Forget his numbers and awards and measurables and intangibles, and consider that in this ghoulish, shameless, self-satirizing league, on this drearily emblematic team, the likelihood of Griffin getting back under center nearly gets us back to even. That's what he does, and what he means, and what he's worth. Hate his team all you like, disdain the league and its smug evasions and idiot appropriations and appalling corporate callousness. What Robert Griffin III does, and what a few other players do, is the reason why any of this can exist. Without what he does, the league's a loud pile of brands and money in a too-expensive suit, a very expensive corpse. He's the life in it.
***
So: Griffin's knee went in its MC Escher-ian direction and the game ended. The drunks went back into the parking lot or just went home, and we went down into the locker rooms. I saw Trent Williams, as wide as a sedan and near tears, not-quite answer some questions about why he punched Richard Sherman. I saw Snyder, with the anti-gravitas of me on my Bar Mitzvah day, pacing the training room in a too-big suit and a yellow Redskins hat. A whole glacial moraine of hairy-bellied linemen getting dressed in silence.
In a corner, the tight end Logan Paulsen was shocked and slumped at his locker. "I just wanted to get over to him and make sure he didn't try to stand up," he said when asked why he rushed to Griffin's side after that last knee-buckle. "Because he always tries to do that."

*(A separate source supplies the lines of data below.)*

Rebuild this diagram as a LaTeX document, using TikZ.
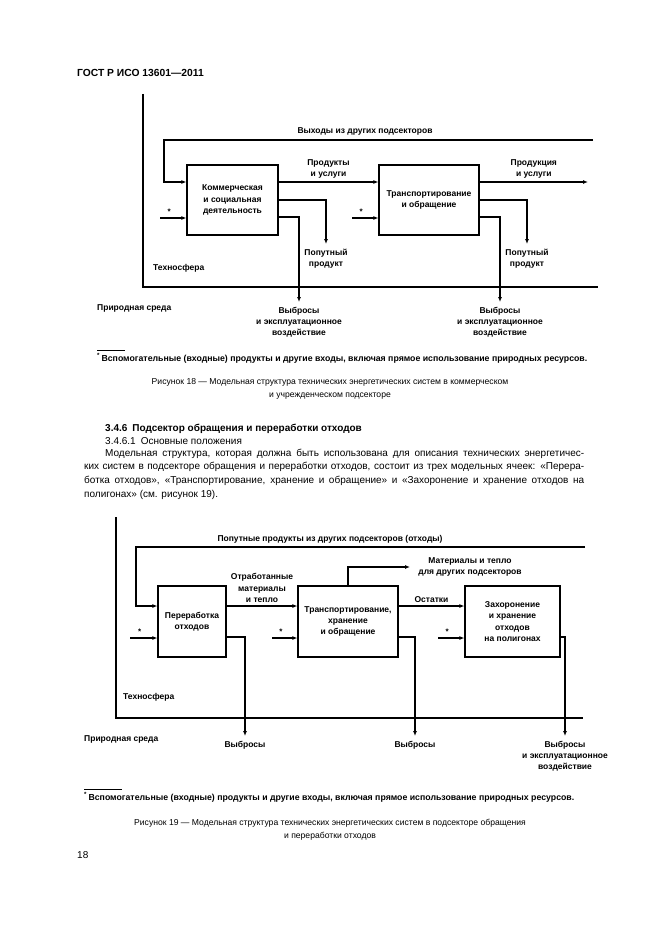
\documentclass[tikz,border=0pt]{standalone}
\usepackage{fontspec}
\setmainfont{Liberation Sans}
\usetikzlibrary{arrows.meta,positioning}

\tikzset{
  ramka/.style={line width=1.6pt},
  blok/.style={draw, line width=1.2pt, align=center, minimum height=71pt,
    font=\fontsize{8.5}{11.2}\selectfont\bfseries},
  strel/.style={line width=1.2pt, -{Latex[length=5pt,width=4pt]}},
  metka/.style={align=center, inner sep=1pt, font=\fontsize{8.5}{11.2}\selectfont\bfseries},
  zvezda/.style={inner sep=0pt, font=\fontsize{8}{8}\selectfont\bfseries},
  tekst/.style={anchor=base west, inner sep=0pt, font=\fontsize{10}{13.7}\selectfont},
  podpis/.style={align=center, inner sep=0pt, font=\fontsize{8.6}{13}\selectfont},
  snoska/.style={anchor=base west, inner sep=0pt, font=\fontsize{8.75}{10}\selectfont\bfseries}
}

\begin{document}
\begin{tikzpicture}[x=1pt, y=-1pt]
\useasboundingbox[fill=white] (0,0) rectangle (661,936);

% --- page header ---
\node[tekst, font=\fontsize{10.3}{12}\selectfont\bfseries] (gost) at (77,77) {ГОСТ Р ИСО 13601—2011};

% ================= Figure 18 =================
% technosphere boundary
\coordinate (t18) at (143,94);
\coordinate (c18) at (143,287);
\coordinate (r18) at (598,287);
\draw[ramka] (t18) -- (c18) -- (r18);

% model cells
\node[blok, minimum width=91pt, minimum height=70pt] (kom) at (232.5,200) {Коммерческая\\и социальная\\деятельность};
\node[blok, minimum width=100pt, minimum height=70pt] (trn) at (429,200) {Транспортирование\\и обращение};

% inputs from other subsectors
\coordinate (vh18) at (593,140);
\draw[strel] (vh18) -- (164,140) |- ([yshift=18pt]kom.west);
\node[metka] (vh18lab) at (365,131) {Выходы из других подсекторов};

% auxiliary inputs
\coordinate (zv1) at (160,218);
\draw[strel] (zv1) -- ([yshift=-18pt]kom.west) node[zvezda, pos=0.35, above=3pt] {*};
\coordinate (zv2) at (352,218);
\draw[strel] (zv2) -- ([yshift=-18pt]trn.west) node[zvezda, pos=0.35, above=3pt] {*};

% products and services
\draw[strel] ([yshift=18pt]kom.east) -- ([yshift=18pt]trn.west) node[metka, midway, above=2pt] {Продукты\\и услуги};
\coordinate (pu18) at (588,182);
\draw[strel] ([yshift=18pt]trn.east) -- (pu18) node[metka, midway, above=2pt] {Продукция\\и услуги};

% by-products
\coordinate (pp1) at (326,244);
\coordinate (pp2) at (527,244);
\draw[strel] (kom.east) -| (pp1);
\draw[strel] (trn.east) -| (pp2);
\node[metka, below=4pt of pp1] (pp1lab) {Попутный\\продукт};
\node[metka, below=4pt of pp2] (pp2lab) {Попутный\\продукт};

% emissions
\coordinate (vb1) at (299,302);
\coordinate (vb2) at (500,302);
\draw[strel] ([yshift=-17pt]kom.east) -| (vb1);
\draw[strel] ([yshift=-17pt]trn.east) -| (vb2);
\node[metka, below=4pt of vb1] (vb1lab) {Выбросы\\и эксплуатационное\\воздействие};
\node[metka, below=4pt of vb2] (vb2lab) {Выбросы\\и эксплуатационное\\воздействие};

\node[metka, anchor=west] (tehno18) at (152,268) {Техносфера};
\node[metka, anchor=west] (prir18) at (96,308) {Природная среда};

% footnote and caption
\draw[line width=0.8pt] (97,350) -- (125,350);
\node[snoska] (sn18) at (97,361) {\textsuperscript{*}\,Вспомогательные (входные) продукты и другие входы, включая прямое использование природных ресурсов.};
\node[podpis] (cap18) at (330,389) {Рисунок 18 — Модельная структура технических энергетических систем в коммерческом\\и учрежденческом подсекторе};

% ================= text =================
\node[tekst, font=\fontsize{10}{13.7}\selectfont\bfseries] (razd) at (105,431) {3.4.6\hspace{5pt}Подсектор обращения и переработки отходов};
\node[tekst] (podr) at (105,444) {3.4.6.1\hspace{5pt}Основные положения};
\node[anchor=north west, inner sep=0pt, text width=500pt, align=justify, font=\fontsize{10}{13.7}\selectfont] (abz) at (84,448.5)
  {\hspace*{21pt}Модельная структура, которая должна быть использована для описания технических энергетичес-\linebreak
   ких систем в подсекторе обращения и переработки отходов, состоит из трех модельных ячеек: «Перера-\linebreak
   ботка отходов», «Транспортирование, хранение и обращение» и «Захоронение и хранение отходов на\linebreak
   полигонах» (см. рисунок 19).};

% ================= Figure 19 =================
% technosphere boundary
\coordinate (t19) at (116,517);
\coordinate (c19) at (116,718);
\coordinate (r19) at (583,718);
\draw[ramka] (t19) -- (c19) -- (r19);

% model cells
\node[blok, minimum width=68pt] (per) at (192,621.5) {Переработка\\отходов};
\node[blok, minimum width=100pt] (trh) at (348,621.5) {Транспортирование,\\хранение\\и обращение};
\node[blok, minimum width=95pt] (zah) at (512.5,621.5) {Захоронение\\и хранение\\отходов\\на полигонах};

% by-products from other subsectors
\coordinate (vh19) at (585,547);
\draw[strel] (vh19) -- (136,547) |- ([yshift=15.5pt]per.west);
\node[metka] (vh19lab) at (330,539) {Попутные продукты из других подсекторов (отходы)};

% auxiliary inputs
\coordinate (zv3) at (130,638);
\coordinate (zv4) at (272,638);
\coordinate (zv5) at (438,638);
\draw[strel] (zv3) -- ([yshift=-16.5pt]per.west) node[zvezda, pos=0.35, above=3pt] {*};
\draw[strel] (zv4) -- ([yshift=-16.5pt]trh.west) node[zvezda, pos=0.35, above=3pt] {*};
\draw[strel] (zv5) -- ([yshift=-16.5pt]zah.west) node[zvezda, pos=0.35, above=3pt] {*};

% flows between cells
\draw[strel] ([yshift=15.5pt]per.east) -- ([yshift=15.5pt]trh.west) node[metka, midway, above=2pt] {Отработанные\\материалы\\и тепло};
\draw[strel] ([yshift=15.5pt]trh.east) -- ([yshift=15.5pt]zah.west) node[metka, midway, above=2pt] {Остатки};
\coordinate (mt) at (410,567);
\draw[strel] (trh.north) |- (mt);
\node[metka] (mtlab) at (470,567) {Материалы и тепло\\для других подсекторов};

% emissions
\coordinate (vb3) at (245,736);
\coordinate (vb4) at (415,736);
\coordinate (vb5) at (565,736);
\draw[strel] ([yshift=-15.5pt]per.east) -| (vb3);
\draw[strel] ([yshift=-15.5pt]trh.east) -| (vb4);
\draw[strel] ([yshift=-15.5pt]zah.east) -| (vb5);
\node[metka, below=4pt of vb3] (vb3lab) {Выбросы};
\node[metka, below=4pt of vb4] (vb4lab) {Выбросы};
\node[metka, below=4pt of vb5] (vb5lab) {Выбросы\\и эксплуатационное\\воздействие};

\node[metka, anchor=west] (tehno19) at (122,697) {Техносфера};
\node[metka, anchor=west] (prir19) at (83,739) {Природная среда};

% footnote and caption
\draw[line width=0.8pt] (84,789) -- (122,789);
\node[snoska] (sn19) at (84,800) {\textsuperscript{*}\,Вспомогательные (входные) продукты и другие входы, включая прямое использование природных ресурсов.};
\node[podpis] (cap19) at (330,829.5) {Рисунок 19 — Модельная структура технических энергетических систем в подсекторе обращения\\и переработки отходов};

% page number
\node[tekst] (str) at (77,858) {18};

\end{tikzpicture}
\end{document}
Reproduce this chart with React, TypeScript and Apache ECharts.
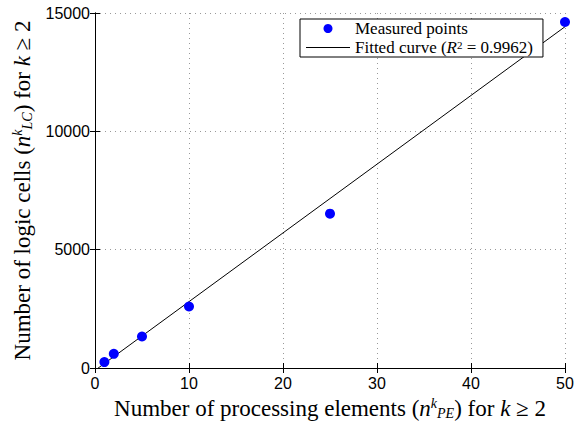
import React, { useEffect, useRef } from "react";
import * as echarts from "echarts";

const peCounts = [1, 2, 5, 10, 25, 50];
const logicCells = [250, 600, 1330, 2600, 6520, 14620];
const fitX = [0, 50];
const fitY = [-100, 14420];
const xTicks = [0, 10, 20, 30, 40, 50];
const yTicks = [0, 5000, 10000, 15000];

const SERIF = "'Liberation Serif', 'DejaVu Serif', serif";
const SANS = "'Liberation Sans', Arial, sans-serif";

const nameRich = {
  n: { fontFamily: SERIF, fontSize: 23, color: "#000" },
  i: { fontFamily: SERIF, fontSize: 23, fontStyle: "italic", color: "#000" },
  sup: { fontFamily: SERIF, fontSize: 14, fontStyle: "italic", color: "#000", verticalAlign: "top", padding: [0, 0, 10, 0] },
  sub: { fontFamily: SERIF, fontSize: 14, fontStyle: "italic", color: "#000", verticalAlign: "bottom", padding: [8, 0, 0, 0] },
};

export default function App() {
  const ref = useRef<HTMLDivElement>(null);
  useEffect(() => {
    document.body.style.margin = "0";
    const chart = echarts.init(ref.current!, null, { renderer: "svg" });
    const axisCommon = {
      axisLine: { show: true, lineStyle: { color: "#000", width: 1 } },
      axisTick: { show: true, inside: true, length: 5, lineStyle: { color: "#000" } },
    };
    chart.setOption({
      animation: false,
      backgroundColor: "#fff",
      grid: { left: 95, right: 18, top: 13, bottom: 55, outerBoundsMode: "none" },
      legend: {
        left: 300,
        top: 19,
        orient: "vertical",
        backgroundColor: "#fff",
        borderColor: "#000",
        borderWidth: 1,
        borderRadius: 0,
        padding: [1, 10, 1, 6],
        itemGap: 2,
        itemWidth: 44,
        itemHeight: 9,
        symbolKeepAspect: true,
        textStyle: {
          fontFamily: SERIF,
          fontSize: 17,
          color: "#000",
          rich: {
            n: { fontFamily: SERIF, fontSize: 17, color: "#000" },
            i: { fontFamily: SERIF, fontSize: 17, fontStyle: "italic", color: "#000" },
            s: { fontFamily: SERIF, fontSize: 11, color: "#000", verticalAlign: "top", padding: [0, 0, 4, 0] },
          },
        },
        formatter: (name: string) =>
          name === "fit" ? "{n|Fitted curve (}{i|R}{s|2}{n| = 0.9962)}" : "{n|Measured points}",
        data: [
          { name: "meas", icon: "circle" },
          { name: "fit", icon: "path://M0,0H44V1H0Z" },
        ],
      },
      xAxis: [
        {
          type: "value",
          min: xTicks[0],
          max: xTicks[xTicks.length - 1],
          interval: 10,
          ...axisCommon,
          axisLabel: { fontFamily: SANS, fontSize: 16, color: "#000", margin: 7 },
          splitLine: { show: true, lineStyle: { color: "#999", type: [1, 4], width: 1 } },
          name: "{n|Number of processing elements (}{i|n}{sup|k}{sub|PE}{n|) for }{i|k}{n| ≥ 2}",
          nameLocation: "middle",
          nameGap: 28,
          nameTextStyle: { rich: nameRich },
        },
        {
          type: "value",
          position: "top",
          min: xTicks[0],
          max: xTicks[xTicks.length - 1],
          interval: 10,
          ...axisCommon,
          axisLabel: { show: false },
          splitLine: { show: false },
        },
      ],
      yAxis: [
        {
          type: "value",
          min: yTicks[0],
          max: yTicks[yTicks.length - 1],
          interval: 5000,
          ...axisCommon,
          axisLabel: { fontFamily: SANS, fontSize: 16, color: "#000", margin: 5, formatter: (v: number) => String(v) },
          splitLine: { show: true, lineStyle: { color: "#999", type: [1, 4], width: 1 } },
          name: "{n|Number of logic cells (}{i|n}{sup|k}{sub|LC}{n|) for }{i|k}{n| ≥ 2}",
          nameLocation: "middle",
          nameGap: 52,
          nameRotate: 90,
          nameTextStyle: { rich: nameRich },
        },
        {
          type: "value",
          position: "right",
          min: yTicks[0],
          max: yTicks[yTicks.length - 1],
          interval: 5000,
          ...axisCommon,
          axisLabel: { show: false },
          splitLine: { show: false },
        },
      ],
      series: [
        {
          name: "fit",
          type: "line",
          data: fitX.map((x, i) => [x, fitY[i]]),
          symbol: "none",
          showSymbol: false,
          lineStyle: { color: "#000", width: 1 },
          itemStyle: { color: "#000" },
          clip: true,
          z: 2,
        },
        {
          name: "meas",
          type: "scatter",
          data: peCounts.map((x, i) => [x, logicCells[i]]),
          symbol: "circle",
          symbolSize: 10,
          itemStyle: { color: "#0000ff", opacity: 1 },
          clip: false,
          z: 3,
        },
      ],
    });
    return () => chart.dispose();
  }, []);
  return <div ref={ref} style={{ width: 583, height: 423 }} />;
}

And then Griffin came out, still in his pads, and sat at his locker for a long time. Later, he'd follow Mike Shanahan -- clipped, Air Force-y diction from a tight orange face -- and London Fletcher at the podium in the media room. Griffin was almost certainly either in agonizing pain or aloft on an opioid cloud, but he handled questions with grace. No, he wouldn't have been out there if he hadn't thought he could play. Yes, trainers had said he could go. (This part wound up being more complicated.) The destroyed field? "That's just part of our home field advantage," he joked. He was defiant and poised and then he left, to go home and get his knee rebuilt.
But before that, my co-writer saw something that I didn't. I didn't look at Griffin, after a while, as he sat at his locker, because he seemed to need privacy. I saw him begin to remove the mile or so of tape on his body and looked away; anyway, he wasn't taking questions. But my friend swears he saw this -- that Griffin unrolled some black tape from around his wrist and balled it up, then casually threw it into a garbage can halfway across the room.
No one but my friend saw him do this. No one but my friend can confirm that Griffin then looked at him, from the depths of wherever he was, and winked. But for all the silly, stupid, often actively ugly implausibilities that the NFL and its branded myth asks you to believe, ask yourself whether you can believe that Griffin did that. Ask whether anything else about the NFL is half as convincing.